Gregorio VII, il Papa della Riforma

Ho amato la giustizia e ho odiato l’iniquità: perciò muoio in esilio.”, queste le ultime parole pronunciate da  Papa Gregorio VII in punto di morte, mentre stava scontando il suo esilio da Roma presso la città di Salerno.                     

 Correva l’anno domini 1085 e con la morte del papa si chiudeva un periodo di grandi rivoluzioni e cambiamenti nella storia della Chiesa e dell’Europa medioevale.  Canonizzato nel 1606 da Papa Paolo V, nasce come Ildebrando da Soana (1015 ca), per poi assumere il nome di  Gregorio VII una volta investito della carica pontificale. Si può dire che Gregorio è stato certamente uno dei più grandi e celebri papi della storia. Fu un grande innovatore e riformatore. Contribuì attivamente a risollevare le sorti della chiesa che in quegli anni stava subendo una profonda crisi, minacciata sempre più dalla corruzione, dai disordini interni e dalle oppressioni esercitate dalla politica imperiale.

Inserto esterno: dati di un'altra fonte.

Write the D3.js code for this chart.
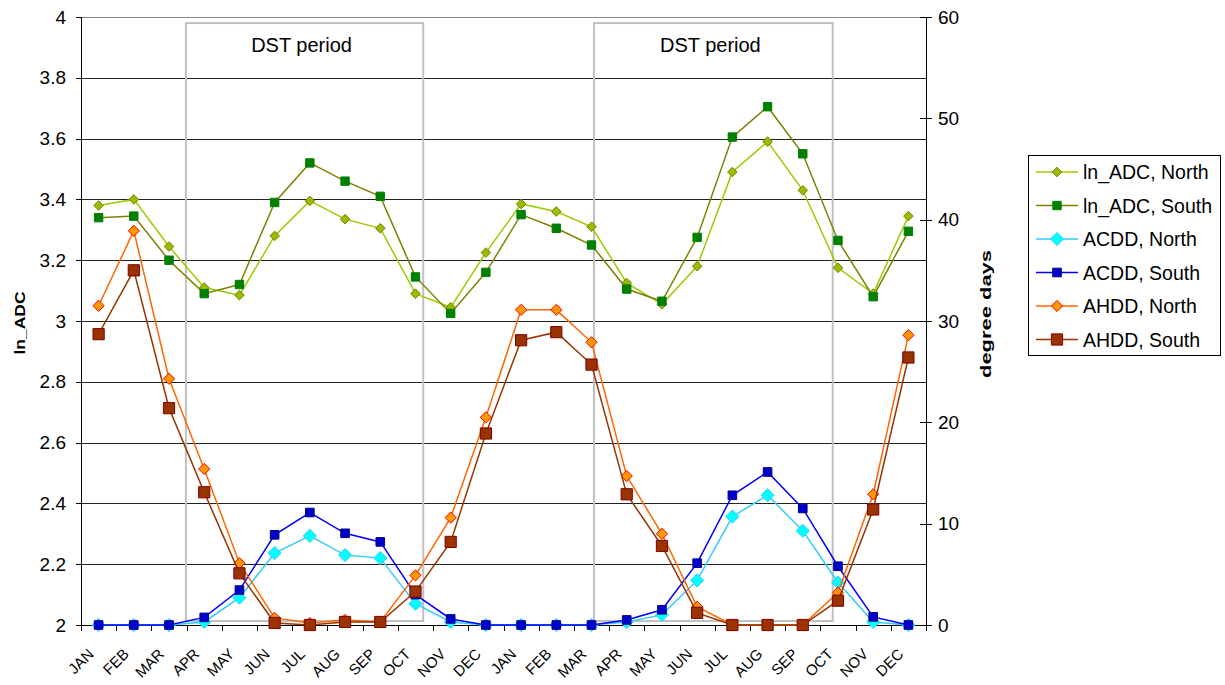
<!DOCTYPE html>
<html>
<head>
<meta charset="utf-8">
<title>ln_ADC and degree days</title>
<script src="https://cdn.jsdelivr.net/npm/d3@7"></script>
<style>
  html, body { margin: 0; padding: 0; background: #fff; }
  svg { display: block; font-family: "Liberation Sans", Arial, sans-serif; }
</style>
</head>
<body>
<div id="chart"></div>
<script>
'use strict';

// ─── Data ─────────────────────────────────────────────────────────────────────
const months = ['JAN', 'FEB', 'MAR', 'APR', 'MAY', 'JUN', 'JUL', 'AUG', 'SEP', 'OCT', 'NOV', 'DEC',
                'JAN', 'FEB', 'MAR', 'APR', 'MAY', 'JUN', 'JUL', 'AUG', 'SEP', 'OCT', 'NOV', 'DEC'];

const lnAdcNorth = [3.38, 3.40, 3.245, 3.11, 3.085, 3.28, 3.395, 3.335, 3.305, 3.09, 3.045, 3.225,
                    3.385, 3.36, 3.31, 3.125, 3.055, 3.18, 3.49, 3.59, 3.43, 3.175, 3.09, 3.345];
const lnAdcSouth = [3.34, 3.345, 3.20, 3.09, 3.12, 3.39, 3.52, 3.46, 3.41, 3.145, 3.025, 3.16,
                    3.35, 3.305, 3.25, 3.105, 3.065, 3.275, 3.605, 3.705, 3.55, 3.265, 3.08, 3.295];
const acddNorth  = [0, 0, 0, 0.3, 2.7, 7.1, 8.8, 6.9, 6.6, 2.1, 0.3, 0,
                    0, 0, 0, 0.3, 1.0, 4.4, 10.7, 12.8, 9.3, 4.2, 0.3, 0];
const acddSouth  = [0, 0, 0, 0.75, 3.45, 8.9, 11.1, 9.05, 8.2, 3.0, 0.6, 0,
                    0, 0, 0, 0.5, 1.5, 6.1, 12.8, 15.1, 11.5, 5.8, 0.8, 0];
const ahddNorth  = [31.5, 38.9, 24.3, 15.4, 6.1, 0.7, 0.2, 0.5, 0.3, 4.9, 10.6, 20.5,
                    31.1, 31.1, 27.9, 14.7, 9.0, 1.8, 0, 0, 0, 3.2, 12.9, 28.6];
const ahddSouth  = [28.7, 35.0, 21.4, 13.1, 5.1, 0.2, 0, 0.3, 0.3, 3.3, 8.2, 18.9,
                    28.1, 28.9, 25.7, 12.9, 7.8, 1.2, 0, 0, 0, 2.4, 11.4, 26.4];

const leftTicks  = [2, 2.2, 2.4, 2.6, 2.8, 3, 3.2, 3.4, 3.6, 3.8, 4];
const rightTicks = [0, 10, 20, 30, 40, 50, 60];

// DST boxes, in category units (hand-drawn shapes in the original)
const dstFrom = [2.98, 14.57];
const dstTo   = [9.72, 21.35];

// ─── Series styling ───────────────────────────────────────────────────────────
const SERIES = [
  { name: 'ln_ADC, North', values: lnAdcNorth, axis: 'L', line: '#99cc00', fill: '#99bb00', stroke: '#808000', shape: 'diamond', r: 4.8 },
  { name: 'ln_ADC, South', values: lnAdcSouth, axis: 'L', line: '#808000', fill: '#008000', stroke: '#008000', shape: 'square',  r: 4.2 },
  { name: 'ACDD, North',   values: acddNorth,  axis: 'R', line: '#33ccff', fill: '#00ffff', stroke: '#33ccff', shape: 'diamond', r: 6.6 },
  { name: 'ACDD, South',   values: acddSouth,  axis: 'R', line: '#0000ff', fill: '#0000cc', stroke: '#000080', shape: 'square',  r: 4.3 },
  { name: 'AHDD, North',   values: ahddNorth,  axis: 'R', line: '#ff6600', fill: '#ff9900', stroke: '#ff0000', shape: 'diamond', r: 5.6 },
  { name: 'AHDD, South',   values: ahddSouth,  axis: 'R', line: '#993300', fill: '#993300', stroke: '#800000', shape: 'square',  r: 5.6 },
];

// ─── Layout ───────────────────────────────────────────────────────────────────
const W = 1225, H = 685;
const PLOT = { left: 81, right: 926, top: 17, bottom: 625 };
const FONT = '"Liberation Sans", Arial, sans-serif';

const svg = d3.select('#chart').append('svg')
  .attr('width', W)
  .attr('height', H);

const idx = months.map((_, i) => i);
const x = d3.scaleBand().domain(idx).range([PLOT.left, PLOT.right]).padding(0);
const xUnit = d3.scaleLinear().domain([0, months.length]).range([PLOT.left, PLOT.right]);
const yL = d3.scaleLinear().domain([2, 4]).range([PLOT.bottom, PLOT.top]);
const yR = d3.scaleLinear().domain([0, 60]).range([PLOT.bottom, PLOT.top]);
const cx = i => x(i) + x.bandwidth() / 2;

// ── Gridlines (left-axis major ticks) ─────────────────────────────────────────
svg.append('g')
  .selectAll('line')
  .data(leftTicks)
  .join('line')
  .attr('x1', PLOT.left).attr('x2', PLOT.right)
  .attr('y1', d => Math.round(yL(d)) + 0.5).attr('y2', d => Math.round(yL(d)) + 0.5)
  .attr('stroke', d => d === 4 ? '#888' : '#222')
  .attr('stroke-width', 1);

// ── DST period boxes ──────────────────────────────────────────────────────────
const dstG = svg.append('g');
dstFrom.forEach((f, k) => {
  const x0 = xUnit(f), x1 = xUnit(dstTo[k]);
  dstG.append('rect')
    .attr('x', x0).attr('y', yL(3.98))
    .attr('width', x1 - x0).attr('height', yL(2.013) - yL(3.98))
    .attr('fill', 'none')
    .attr('stroke', '#c0c0c0')
    .attr('stroke-width', 2);
  dstG.append('text')
    .attr('x', (x0 + x1) / 2 - 3)
    .attr('y', 52)
    .attr('text-anchor', 'middle')
    .attr('font-family', FONT)
    .attr('font-size', '20px')
    .attr('fill', '#000')
    .text('DST period');
});

// ── Axes ──────────────────────────────────────────────────────────────────────
const axesG = svg.append('g').attr('shape-rendering', 'crispEdges');

// left axis
const leftAxis = axesG.append('g').attr('transform', `translate(${PLOT.left},0)`)
  .call(d3.axisLeft(yL).tickValues(leftTicks).tickSize(5).tickPadding(10)
    .tickFormat(d => d3.format('~g')(d)));
leftAxis.select('.domain').attr('stroke', '#000');
leftAxis.selectAll('.tick line').attr('stroke', '#000');
leftAxis.selectAll('.tick text')
  .attr('font-family', FONT).attr('font-size', '19px').attr('fill', '#000');

// right axis (ticks cross the line)
const rightAxis = axesG.append('g').attr('transform', `translate(${PLOT.right},0)`)
  .call(d3.axisRight(yR).tickValues(rightTicks).tickSize(6).tickPadding(6));
rightAxis.select('.domain').attr('stroke', '#000');
rightAxis.selectAll('.tick line').attr('stroke', '#000').attr('x1', -6);
rightAxis.selectAll('.tick text')
  .attr('font-family', FONT).attr('font-size', '19px').attr('fill', '#000');

// bottom category axis: ticks between categories
const bottomG = axesG.append('g');
bottomG.append('line')
  .attr('x1', PLOT.left).attr('x2', PLOT.right)
  .attr('y1', PLOT.bottom + 0.5).attr('y2', PLOT.bottom + 0.5)
  .attr('stroke', '#000');
bottomG.selectAll('line.tick')
  .data(d3.range(months.length + 1))
  .join('line')
  .attr('class', 'tick')
  .attr('x1', d => Math.round(xUnit(d)) + 0.5).attr('x2', d => Math.round(xUnit(d)) + 0.5)
  .attr('y1', PLOT.bottom).attr('y2', PLOT.bottom + 6)
  .attr('stroke', '#000');
bottomG.selectAll('text')
  .data(idx)
  .join('text')
  .attr('transform', i => `translate(${cx(i) - 4},655) rotate(-45)`)
  .attr('text-anchor', 'end')
  .attr('font-family', FONT)
  .attr('font-size', '15px')
  .attr('fill', '#000')
  .text(i => months[i]);

// axis titles
svg.append('text')
  .attr('transform', 'translate(19,323) rotate(-90)')
  .attr('text-anchor', 'middle')
  .attr('dominant-baseline', 'central')
  .attr('font-family', FONT)
  .attr('font-weight', 'bold')
  .attr('font-size', '15px')
  .attr('textLength', 63)
  .attr('lengthAdjust', 'spacingAndGlyphs')
  .text('ln_ADC');

svg.append('text')
  .attr('transform', 'translate(985,314) rotate(-90)')
  .attr('text-anchor', 'middle')
  .attr('dominant-baseline', 'central')
  .attr('font-family', FONT)
  .attr('font-weight', 'bold')
  .attr('font-size', '15px')
  .attr('textLength', 128)
  .attr('lengthAdjust', 'spacingAndGlyphs')
  .text('degree days');

// ─── Markers ──────────────────────────────────────────────────────────────────
function markerPath(shape, r) {
  if (shape === 'diamond') return `M0,${-r}L${r},0L0,${r}L${-r},0Z`;
  return `M${-r},${-r}H${r}V${r}H${-r}Z`;
}

// ── Series ────────────────────────────────────────────────────────────────────
const seriesG = svg.append('g');
SERIES.forEach(s => {
  const y = s.axis === 'L' ? yL : yR;
  const line = d3.line().x((d, i) => cx(i)).y(d => y(d));
  const g = seriesG.append('g');
  g.append('path')
    .attr('d', line(s.values))
    .attr('fill', 'none')
    .attr('stroke', s.line)
    .attr('stroke-width', 1.5);
  g.selectAll('path.mk')
    .data(s.values)
    .join('path')
    .attr('class', 'mk')
    .attr('transform', (d, i) => `translate(${cx(i)},${y(d)})`)
    .attr('d', markerPath(s.shape, s.r))
    .attr('fill', s.fill)
    .attr('stroke', s.stroke)
    .attr('stroke-width', 1);
});

// ─── Legend ───────────────────────────────────────────────────────────────────
const LEG = { x: 1028, y: 155, w: 192, h: 200, row0: 172, step: 33.5 };
const legG = svg.append('g');
legG.append('rect')
  .attr('x', LEG.x + 0.5).attr('y', LEG.y + 0.5)
  .attr('width', LEG.w).attr('height', LEG.h)
  .attr('fill', '#fff').attr('stroke', '#000').attr('stroke-width', 1);

SERIES.forEach((s, k) => {
  const yy = LEG.row0 + k * LEG.step;
  legG.append('line')
    .attr('x1', 1036).attr('x2', 1078)
    .attr('y1', yy).attr('y2', yy)
    .attr('stroke', s.line).attr('stroke-width', 1.5);
  legG.append('path')
    .attr('transform', `translate(1057,${yy})`)
    .attr('d', markerPath(s.shape, s.r))
    .attr('fill', s.fill).attr('stroke', s.stroke);
  legG.append('text')
    .attr('x', 1083).attr('y', yy)
    .attr('dy', '0.36em')
    .attr('font-family', FONT)
    .attr('font-size', '19.5px')
    .attr('fill', '#000')
    .text(s.name);
});
</script>
</body>
</html>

 Con l’emanazione del Dictatus papae, Greogorio riuscì finalmente ad affermare la supremazia del papato in merito all’emanazione delle cariche ecclesiastiche. Un editto che non lasciò certo indifferente l’imperatore Enrico IV, poiché il Dictatus prevedeva in particolare il divieto di investitura dei vescovi per mano del re di Germania. Tale episodio sancì di conseguenza il conflitto ben noto come “lotta per le investiture”. Fu un vero e proprio scontro aperto tra l’imperatore ed il pontefice battuto a colpi di scomunica, affronti e rivolte, fino al celebre perdono di Canossa, chiesto con grande umiliazione dall’Imperatore nei confronti del Papa, in presenza dell’abate di Cluny e della nobildonna Matilde.

 Dopo aver ottenuto il fantomatico perdono, l’imperatore non depose le armi e tornò nuovamente in lotta contro il Papato, entrando trionfalmente a Roma nel 1084 e costringendo Gregorio alla fuga presso Castel Sant’Angelo. A quel punto solo l’aiuto dell’astuto Roberto il Normanno, principe di Salerno, poteva risollevare le sorti di Ildebrando, che decise così di convocarlo in soccorso all’avanzata germanica. Egli, con un seguito di 7000 cavalieri e 30000 fanti, entrò trionfalmente a Roma allontanando le truppe dell’Imperatore, ma lasciando in eredità alla città eterna una scia di saccheggi, devastazioni e razzie che confermarono ancora una volta la natura mercenaria della stirpe normanna. Il rapporto già fragile tra il Papa ed i romani comportò la cacciata definitiva di Gregorio, che fu costretto all’esilio da Roma presso Salerno, ove fu scortato dalla protezione di Roberto.

 Il Papa trascorse presso la città della scuola medica gli ultimi anni della sua vita, fino a quando , poco dopo la consacrazione della Cattedrale, morì pronunciando le fatidiche parole già citate inizialmente. Fu sepolto in abiti pontificali in un sarcofago ancora conservato nella sontuosa Cappella dei Crociati del Duomo di Salerno.